There is no single "correct" answer. Each allocation method represents a different philosophical and methodological choice, and the results can vary dramatically. For example, attributing the carbon footprint based on mass might assign a certain burden to chlorine, while the system expansion method—crediting the co-production of sodium hydroxide—could result in a much lower attributable footprint for chlorine. This is not just an accounting game. These choices influence how we perceive the "greenness" of different materials and can guide corporate and government policy. It shows that modern science is a rich tapestry woven with threads from chemistry, engineering, economics, and even ethics.

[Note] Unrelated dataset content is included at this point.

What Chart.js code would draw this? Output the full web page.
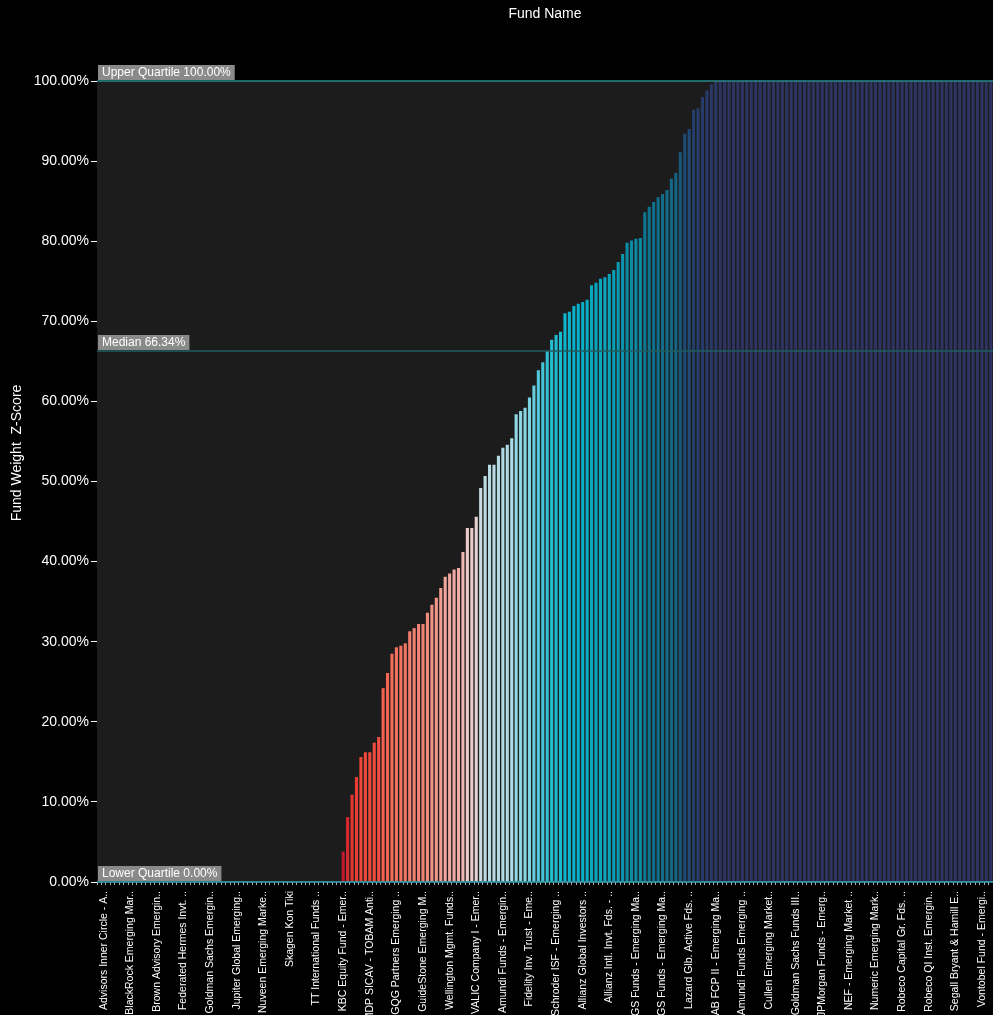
<!DOCTYPE html>
<html>
<head>
<meta charset="utf-8">
<script src="https://cdn.jsdelivr.net/npm/chart.js@4.4.1/dist/chart.umd.min.js"></script>
<style>
  html, body { margin: 0; padding: 0; background: #000; }
</style>
</head>
<body>
<canvas id="fundChart" width="993" height="1015"></canvas>
<script>
// Fund weight z-score, sorted ascending (one value per fund, in %)
const weights = [
    0, 0, 0, 0, 0, 0, 0, 0, 0, 0, 0, 0, 0, 0, 0, 0, 0, 0, 0, 0,
    0, 0, 0, 0, 0, 0, 0, 0, 0, 0, 0, 0, 0, 0, 0, 0, 0, 0, 0, 0,
    0, 0, 0, 0, 0, 0, 0, 0, 0, 0, 0, 0, 0, 0, 0,
    3.8, 8.1, 10.9, 13.1, 15.6, 16.2, 16.2, 17.4, 18.1, 24.2, 26.1, 28.5, 29.3, 29.5, 29.8,
    31.3, 31.7, 32.2, 32.2, 33.6, 34.6,
    35.5, 36.7, 38.1, 38.5, 39.0, 39.2, 41.2, 44.2, 44.2, 45.6, 49.2, 50.7, 52.1, 52.1,
    53.2, 54.2, 54.6, 55.4, 58.4, 58.8, 59.2, 60.5, 62.0, 63.9, 64.9, 66.3, 67.7, 68.3,
    68.7, 71.0, 71.2, 71.9, 72.2, 72.4, 72.7,
    74.5, 74.8, 75.3, 75.5, 75.9, 76.4, 77.4, 78.4, 79.8, 80.1, 80.3, 80.4, 83.6, 84.3,
    84.9, 85.5,
    85.9, 86.4, 87.8, 88.5, 91.1, 93.4, 94.0, 96.4, 96.6, 98.0, 98.8, 99.6, 99.9,
    100, 100, 100, 100, 100, 100, 100, 100, 100, 100, 100, 100, 100, 100, 100, 100, 100, 100, 100, 100,
    100, 100, 100, 100, 100, 100, 100, 100, 100, 100, 100, 100, 100, 100, 100, 100, 100, 100, 100, 100,
    100, 100, 100, 100, 100, 100, 100, 100, 100, 100, 100, 100, 100, 100, 100, 100, 100, 100, 100, 100,
    100, 100
];

// Fund names shown on the axis (every 6th fund gets a label)
const tickLabels = [
    'Advisors Inner Circle - A..', 'BlackRock Emerging Mar..', 'Brown Advisory Emergin..',
    'Federated Hermes Invt. ..', 'Goldman Sachs Emergin..', 'Jupiter Global Emerging..',
    'Nuveen Emerging Marke..', 'Skagen Kon Tiki', 'TT International Funds ..',
    'KBC Equity Fund - Emer..', 'MDP SICAV - TOBAM Anti..', 'GQG Partners Emerging ..',
    'GuideStone Emerging M..', 'Wellington Mgmt. Funds..', 'VALIC Company I - Emer..',
    'Amundi Funds - Emergin..', 'Fidelity Inv. Trust - Eme..', 'Schroder ISF - Emerging ..',
    'Allianz Global Investors ..', 'Allianz Intl. Invt. Fds. - ..', 'GS Funds - Emerging Ma..',
    'GS Funds - Emerging Ma..', 'Lazard Glb. Active Fds. ..', 'AB FCP II - Emerging Ma..',
    'Amundi Funds Emerging ..', 'Cullen Emerging Market..', 'Goldman Sachs Funds III..',
    'JPMorgan Funds - Emerg..', 'NEF - Emerging Market ..', 'Numeric Emerging Mark..',
    'Robeco Capital Gr. Fds. ..', 'Robeco QI Inst. Emergin..', 'Segall Bryant & Hamill E..',
    'Vontobel Fund - Emergi..'
];
const labelStep = 6;

const yTicks = [0, 10, 20, 30, 40, 50, 60, 70, 80, 90, 100];

// reference lines
const upperQuartile = 100.00;
const median = 66.34;
const lowerQuartile = 0.00;

// colour ramp by value (red -> light -> cyan -> navy)
const colorStops = [
    [0, '#b0102a'], [5, '#c8192e'], [9, '#dc2e2e'], [14, '#ec4236'], [20, '#f25444'],
    [28, '#f46a58'], [33, '#f0887a'], [38, '#f0a49c'], [43, '#f0c4c0'], [47, '#e0dada'],
    [50, '#c0dce4'], [56, '#a8dce6'], [60, '#80d4e2'], [64, '#50c8da'], [68, '#20bcd2'],
    [72, '#08b2ca'], [76, '#0aa2ba'], [80, '#0c8aa4'], [84, '#0e7490'], [88, '#146684'],
    [92, '#1c5278'], [96, '#223f6c'], [99.9, '#2a3866'], [100, '#2e3462']
];

function hexToRgb(h) {
    return [parseInt(h.slice(1, 3), 16), parseInt(h.slice(3, 5), 16), parseInt(h.slice(5, 7), 16)];
}

function colorFor(v) {
    for (let i = 1; i < colorStops.length; i++) {
        const [v1, c1] = colorStops[i];
        if (v <= v1) {
            const [v0, c0] = colorStops[i - 1];
            const t = (v - v0) / (v1 - v0 || 1);
            const a = hexToRgb(c0), b = hexToRgb(c1);
            const rgb = a.map((x, k) => Math.round(x + (b[k] - x) * t));
            return `rgb(${rgb[0]},${rgb[1]},${rgb[2]})`;
        }
    }
    return colorStops[colorStops.length - 1][1];
}

const refLines = [
    { value: upperQuartile, text: `Upper Quartile ${upperQuartile.toFixed(2)}%`, color: '#2a8a8c' },
    { value: median, text: `Median ${median.toFixed(2)}%`, color: '#1f5d60' },
    { value: lowerQuartile, text: `Lower Quartile ${lowerQuartile.toFixed(2)}%`, color: '#3aaabb' }
];

const decorPlugin = {
    id: 'decor',
    beforeDraw(chart) {
        const { ctx, chartArea: a } = chart;
        ctx.save();
        ctx.fillStyle = '#000';
        ctx.fillRect(0, 0, chart.width, chart.height);
        ctx.fillStyle = '#1c1c1c';
        ctx.fillRect(a.left, a.top, a.right - a.left, a.bottom - a.top);
        ctx.restore();
    },
    afterDatasetsDraw(chart) {
        const { ctx, chartArea: a } = chart;
        const y = chart.scales.y;
        ctx.save();
        ctx.font = '12px "Liberation Sans"';
        ctx.textBaseline = 'middle';
        refLines.forEach(r => {
            const py = Math.round(y.getPixelForValue(r.value));
            ctx.strokeStyle = r.color;
            ctx.lineWidth = 1.5;
            ctx.beginPath();
            ctx.moveTo(a.left, py);
            ctx.lineTo(a.right, py);
            ctx.stroke();
            const w = ctx.measureText(r.text).width + 8;
            ctx.fillStyle = '#8a8a8a';
            ctx.fillRect(a.left + 1, py - 16, w, 15);
            ctx.fillStyle = '#fff';
            ctx.fillText(r.text, a.left + 5, py - 8);
        });
        ctx.restore();
    },
    afterDraw(chart) {
        const { ctx, chartArea: a } = chart;
        ctx.save();
        ctx.fillStyle = '#fff';
        ctx.font = '14px "Liberation Sans"';
        ctx.textAlign = 'center';
        ctx.textBaseline = 'middle';
        ctx.fillText('Fund Name', (a.left + a.right) / 2, 14);
        ctx.translate(17, 453);
        ctx.rotate(-Math.PI / 2);
        ctx.fillText('Fund Weight  Z-Score', 0, 0);
        ctx.restore();
    }
};

Chart.defaults.font.family = '"Liberation Sans", sans-serif';
Chart.defaults.color = '#ffffff';

const fundChart = new Chart(document.getElementById('fundChart'), {
    type: 'bar',
    data: {
        labels: weights.map((_, i) => String(i + 1)),
        datasets: [{
            label: 'Fund Weight Z-Score',
            data: weights,
            backgroundColor: weights.map(colorFor),
            borderWidth: 0,
            barPercentage: 0.7,
            categoryPercentage: 1.0
        }]
    },
    options: {
        responsive: false,
        animation: false,
        layout: { padding: { top: 81, left: 0, right: 0, bottom: 0 } },
        plugins: {
            legend: { display: false },
            tooltip: { enabled: false }
        },
        scales: {
            x: {
                grid: { display: true, drawOnChartArea: false, tickLength: 3, tickColor: '#aaaaaa' },
                border: { display: false },
                ticks: {
                    autoSkip: false,
                    maxRotation: 90,
                    minRotation: 90,
                    padding: 6,
                    color: '#ffffff',
                    font: { size: 10.5 },
                    callback: (v, i) => (i % labelStep === 1 ? tickLabels[(i - 1) / labelStep] : '')
                },
                afterFit: s => { s.height = 133; s.paddingLeft = 0; s.paddingRight = 0; }
            },
            y: {
                min: 0,
                max: 100,
                afterBuildTicks: s => { s.ticks = yTicks.map(v => ({ value: v })); },
                grid: { drawOnChartArea: false, tickLength: 6, tickColor: '#ffffff' },
                border: { display: false },
                ticks: {
                    color: '#ffffff',
                    font: { size: 14 },
                    padding: 2,
                    callback: v => v.toFixed(2) + '%'
                },
                afterFit: s => { s.width = 97; }
            }
        }
    },
    plugins: [decorPlugin]
});
</script>
</body>
</html>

From the simple passage of current through salt water, we have journeyed through industrial-scale engineering, the hard realities of economics, the elegant integration of chemical synthesis, and the complex, conscientious questions of environmental sustainability. The humble electrolysis of brine is a microcosm of science itself—a testament to how fundamental principles, when pursued with curiosity and ingenuity, radiate outward to touch and transform every aspect of our world.